:: Given problem ::
Set down all of the data that follows word for word, without the images.

======== Data lines

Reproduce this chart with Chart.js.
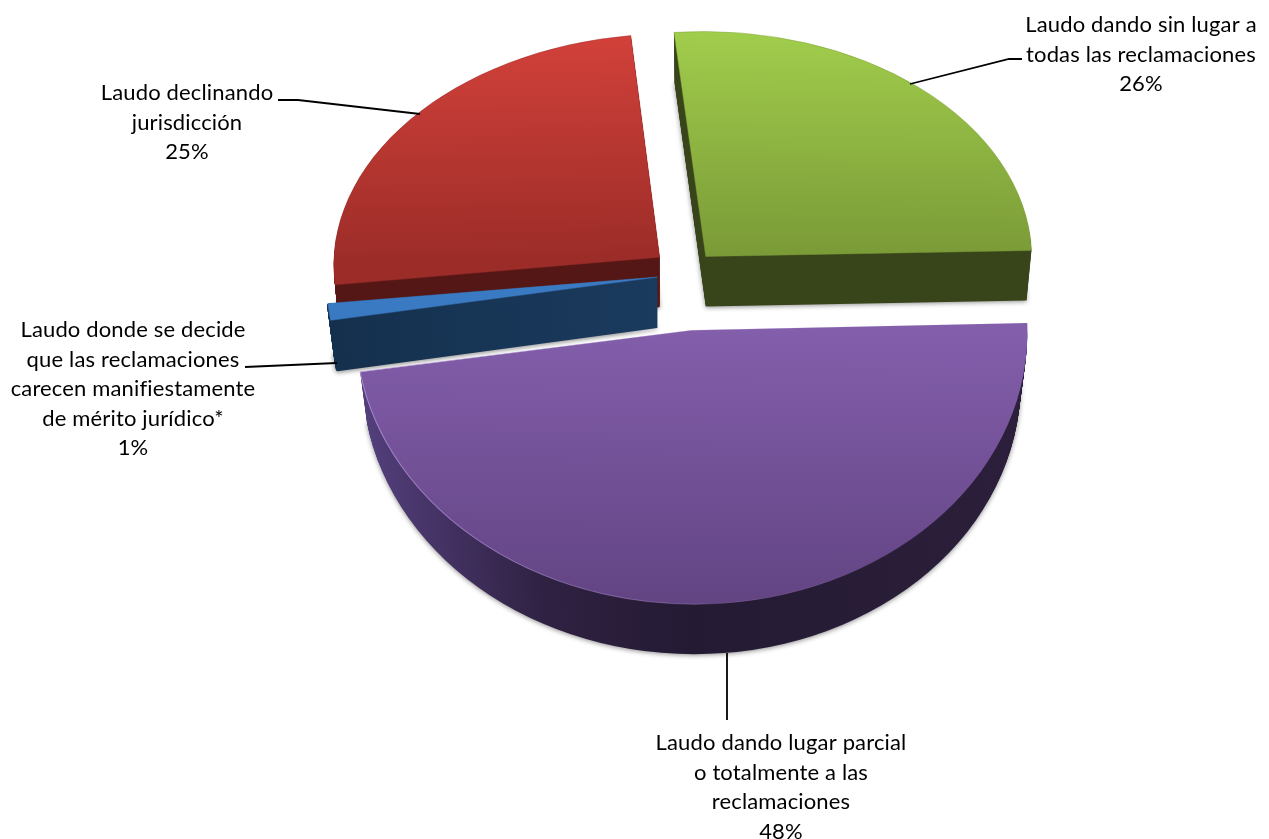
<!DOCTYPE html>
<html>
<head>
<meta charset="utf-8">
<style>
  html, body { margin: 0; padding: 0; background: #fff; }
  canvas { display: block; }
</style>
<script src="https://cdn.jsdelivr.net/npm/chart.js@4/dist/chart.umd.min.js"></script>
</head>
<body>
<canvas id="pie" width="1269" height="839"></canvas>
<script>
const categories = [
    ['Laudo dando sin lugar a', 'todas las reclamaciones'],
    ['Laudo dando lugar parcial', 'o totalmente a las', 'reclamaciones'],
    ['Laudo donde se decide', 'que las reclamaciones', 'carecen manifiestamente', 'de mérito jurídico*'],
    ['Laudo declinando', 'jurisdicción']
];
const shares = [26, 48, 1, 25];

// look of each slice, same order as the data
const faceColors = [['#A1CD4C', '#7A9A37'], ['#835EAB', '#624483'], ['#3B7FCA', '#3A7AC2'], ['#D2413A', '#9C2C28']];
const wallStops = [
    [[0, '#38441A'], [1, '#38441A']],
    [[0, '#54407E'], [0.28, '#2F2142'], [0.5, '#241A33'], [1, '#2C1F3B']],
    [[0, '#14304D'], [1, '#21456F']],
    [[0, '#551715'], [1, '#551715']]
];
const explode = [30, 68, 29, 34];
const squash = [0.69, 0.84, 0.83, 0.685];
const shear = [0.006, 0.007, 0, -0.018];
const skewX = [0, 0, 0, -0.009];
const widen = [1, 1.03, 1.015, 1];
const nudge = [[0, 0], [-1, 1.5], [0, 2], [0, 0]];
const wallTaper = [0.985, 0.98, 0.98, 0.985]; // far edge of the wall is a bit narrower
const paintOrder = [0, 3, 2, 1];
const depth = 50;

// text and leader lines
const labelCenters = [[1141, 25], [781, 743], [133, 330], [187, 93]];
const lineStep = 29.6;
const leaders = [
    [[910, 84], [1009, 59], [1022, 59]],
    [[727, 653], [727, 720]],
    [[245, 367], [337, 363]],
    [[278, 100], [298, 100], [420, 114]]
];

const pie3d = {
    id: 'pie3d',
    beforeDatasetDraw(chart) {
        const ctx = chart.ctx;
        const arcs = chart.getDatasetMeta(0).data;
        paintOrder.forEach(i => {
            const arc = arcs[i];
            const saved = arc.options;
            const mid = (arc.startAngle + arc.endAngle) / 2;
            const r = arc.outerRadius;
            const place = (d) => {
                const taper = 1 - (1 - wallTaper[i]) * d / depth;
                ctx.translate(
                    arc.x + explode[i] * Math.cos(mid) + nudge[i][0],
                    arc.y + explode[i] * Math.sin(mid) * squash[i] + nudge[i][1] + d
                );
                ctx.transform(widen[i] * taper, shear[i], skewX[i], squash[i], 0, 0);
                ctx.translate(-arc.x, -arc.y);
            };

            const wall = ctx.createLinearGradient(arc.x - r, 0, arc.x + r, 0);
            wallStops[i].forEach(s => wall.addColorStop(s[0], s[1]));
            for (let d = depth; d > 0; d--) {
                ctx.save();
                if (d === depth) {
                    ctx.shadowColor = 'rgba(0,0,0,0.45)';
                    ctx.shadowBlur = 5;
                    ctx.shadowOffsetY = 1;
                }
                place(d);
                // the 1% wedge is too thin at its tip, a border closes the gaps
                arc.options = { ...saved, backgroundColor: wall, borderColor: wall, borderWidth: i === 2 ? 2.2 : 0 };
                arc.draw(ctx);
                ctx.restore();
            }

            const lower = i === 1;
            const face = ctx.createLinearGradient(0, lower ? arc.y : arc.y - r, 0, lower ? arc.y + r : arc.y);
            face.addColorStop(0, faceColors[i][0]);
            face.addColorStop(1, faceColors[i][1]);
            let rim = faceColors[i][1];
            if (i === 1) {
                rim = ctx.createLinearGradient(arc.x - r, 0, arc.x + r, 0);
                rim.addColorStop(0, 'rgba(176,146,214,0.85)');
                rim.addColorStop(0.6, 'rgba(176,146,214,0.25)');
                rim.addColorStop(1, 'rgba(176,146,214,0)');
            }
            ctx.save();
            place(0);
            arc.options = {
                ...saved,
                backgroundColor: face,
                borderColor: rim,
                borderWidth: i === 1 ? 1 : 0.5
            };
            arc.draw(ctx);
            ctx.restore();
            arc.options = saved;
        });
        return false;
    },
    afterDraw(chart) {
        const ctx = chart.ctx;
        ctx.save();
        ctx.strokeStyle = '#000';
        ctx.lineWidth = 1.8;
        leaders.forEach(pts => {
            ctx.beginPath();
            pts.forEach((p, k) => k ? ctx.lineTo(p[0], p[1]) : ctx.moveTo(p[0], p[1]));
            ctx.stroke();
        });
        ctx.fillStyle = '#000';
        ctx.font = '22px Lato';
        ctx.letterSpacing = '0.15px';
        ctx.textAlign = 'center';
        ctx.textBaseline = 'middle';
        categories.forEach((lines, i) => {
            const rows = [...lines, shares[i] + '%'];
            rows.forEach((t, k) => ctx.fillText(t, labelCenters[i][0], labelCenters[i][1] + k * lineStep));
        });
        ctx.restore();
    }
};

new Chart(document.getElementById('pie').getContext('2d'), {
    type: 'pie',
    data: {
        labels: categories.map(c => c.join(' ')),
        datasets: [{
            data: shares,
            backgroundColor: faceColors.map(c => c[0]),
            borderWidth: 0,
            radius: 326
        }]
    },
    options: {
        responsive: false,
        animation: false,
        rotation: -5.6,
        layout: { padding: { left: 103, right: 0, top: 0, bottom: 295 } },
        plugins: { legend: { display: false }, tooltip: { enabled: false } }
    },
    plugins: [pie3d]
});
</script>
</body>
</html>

================

:: Result ::
Reproduce this chart with Chart.js.
<!DOCTYPE html>
<html>
<head>
<meta charset="utf-8">
<style>
  html, body { margin: 0; padding: 0; background: #fff; }
  canvas { display: block; }
</style>
<script src="https://cdn.jsdelivr.net/npm/chart.js@4/dist/chart.umd.min.js"></script>
</head>
<body>
<canvas id="pie" width="1269" height="839"></canvas>
<script>
const categories = [
    ['Laudo dando sin lugar a', 'todas las reclamaciones'],
    ['Laudo dando lugar parcial', 'o totalmente a las', 'reclamaciones'],
    ['Laudo donde se decide', 'que las reclamaciones', 'carecen manifiestamente', 'de mérito jurídico*'],
    ['Laudo declinando', 'jurisdicción']
];
const shares = [26, 48, 1, 25];

// look of each slice, same order as the data
const faceColors = [['#A1CD4C', '#7A9A37'], ['#835EAB', '#624483'], ['#3B7FCA', '#3A7AC2'], ['#D2413A', '#9C2C28']];
const wallStops = [
    [[0, '#38441A'], [1, '#38441A']],
    [[0, '#54407E'], [0.28, '#2F2142'], [0.5, '#241A33'], [1, '#2C1F3B']],
    [[0, '#14304D'], [1, '#21456F']],
    [[0, '#551715'], [1, '#551715']]
];
const explode = [30, 68, 29, 34];
const squash = [0.69, 0.84, 0.83, 0.685];
const shear = [0.006, 0.007, 0, -0.018];
const skewX = [0, 0, 0, -0.009];
const widen = [1, 1.03, 1.015, 1];
const nudge = [[0, 0], [-1, 1.5], [0, 2], [0, 0]];
const wallTaper = [0.985, 0.98, 0.98, 0.985]; // far edge of the wall is a bit narrower
const paintOrder = [0, 3, 2, 1];
const depth = 50;

// text and leader lines
const labelCenters = [[1141, 25], [781, 743], [133, 330], [187, 93]];
const lineStep = 29.6;
const leaders = [
    [[910, 84], [1009, 59], [1022, 59]],
    [[727, 653], [727, 720]],
    [[245, 367], [337, 363]],
    [[278, 100], [298, 100], [420, 114]]
];

const pie3d = {
    id: 'pie3d',
    beforeDatasetDraw(chart) {
        const ctx = chart.ctx;
        const arcs = chart.getDatasetMeta(0).data;
        paintOrder.forEach(i => {
            const arc = arcs[i];
            const saved = arc.options;
            const mid = (arc.startAngle + arc.endAngle) / 2;
            const r = arc.outerRadius;
            const place = (d) => {
                const taper = 1 - (1 - wallTaper[i]) * d / depth;
                ctx.translate(
                    arc.x + explode[i] * Math.cos(mid) + nudge[i][0],
                    arc.y + explode[i] * Math.sin(mid) * squash[i] + nudge[i][1] + d
                );
                ctx.transform(widen[i] * taper, shear[i], skewX[i], squash[i], 0, 0);
                ctx.translate(-arc.x, -arc.y);
            };

            const wall = ctx.createLinearGradient(arc.x - r, 0, arc.x + r, 0);
            wallStops[i].forEach(s => wall.addColorStop(s[0], s[1]));
            for (let d = depth; d > 0; d--) {
                ctx.save();
                if (d === depth) {
                    ctx.shadowColor = 'rgba(0,0,0,0.45)';
                    ctx.shadowBlur = 5;
                    ctx.shadowOffsetY = 1;
                }
                place(d);
                // the 1% wedge is too thin at its tip, a border closes the gaps
                arc.options = { ...saved, backgroundColor: wall, borderColor: wall, borderWidth: i === 2 ? 2.2 : 0 };
                arc.draw(ctx);
                ctx.restore();
            }

            const lower = i === 1;
            const face = ctx.createLinearGradient(0, lower ? arc.y : arc.y - r, 0, lower ? arc.y + r : arc.y);
            face.addColorStop(0, faceColors[i][0]);
            face.addColorStop(1, faceColors[i][1]);
            let rim = faceColors[i][1];
            if (i === 1) {
                rim = ctx.createLinearGradient(arc.x - r, 0, arc.x + r, 0);
                rim.addColorStop(0, 'rgba(176,146,214,0.85)');
                rim.addColorStop(0.6, 'rgba(176,146,214,0.25)');
                rim.addColorStop(1, 'rgba(176,146,214,0)');
            }
            ctx.save();
            place(0);
            arc.options = {
                ...saved,
                backgroundColor: face,
                borderColor: rim,
                borderWidth: i === 1 ? 1 : 0.5
            };
            arc.draw(ctx);
            ctx.restore();
            arc.options = saved;
        });
        return false;
    },
    afterDraw(chart) {
        const ctx = chart.ctx;
        ctx.save();
        ctx.strokeStyle = '#000';
        ctx.lineWidth = 1.8;
        leaders.forEach(pts => {
            ctx.beginPath();
            pts.forEach((p, k) => k ? ctx.lineTo(p[0], p[1]) : ctx.moveTo(p[0], p[1]));
            ctx.stroke();
        });
        ctx.fillStyle = '#000';
        ctx.font = '22px Lato';
        ctx.letterSpacing = '0.15px';
        ctx.textAlign = 'center';
        ctx.textBaseline = 'middle';
        categories.forEach((lines, i) => {
            const rows = [...lines, shares[i] + '%'];
            rows.forEach((t, k) => ctx.fillText(t, labelCenters[i][0], labelCenters[i][1] + k * lineStep));
        });
        ctx.restore();
    }
};

new Chart(document.getElementById('pie').getContext('2d'), {
    type: 'pie',
    data: {
        labels: categories.map(c => c.join(' ')),
        datasets: [{
            data: shares,
            backgroundColor: faceColors.map(c => c[0]),
            borderWidth: 0,
            radius: 326
        }]
    },
    options: {
        responsive: false,
        animation: false,
        rotation: -5.6,
        layout: { padding: { left: 103, right: 0, top: 0, bottom: 295 } },
        plugins: { legend: { display: false }, tooltip: { enabled: false } }
    },
    plugins: [pie3d]
});
</script>
</body>
</html>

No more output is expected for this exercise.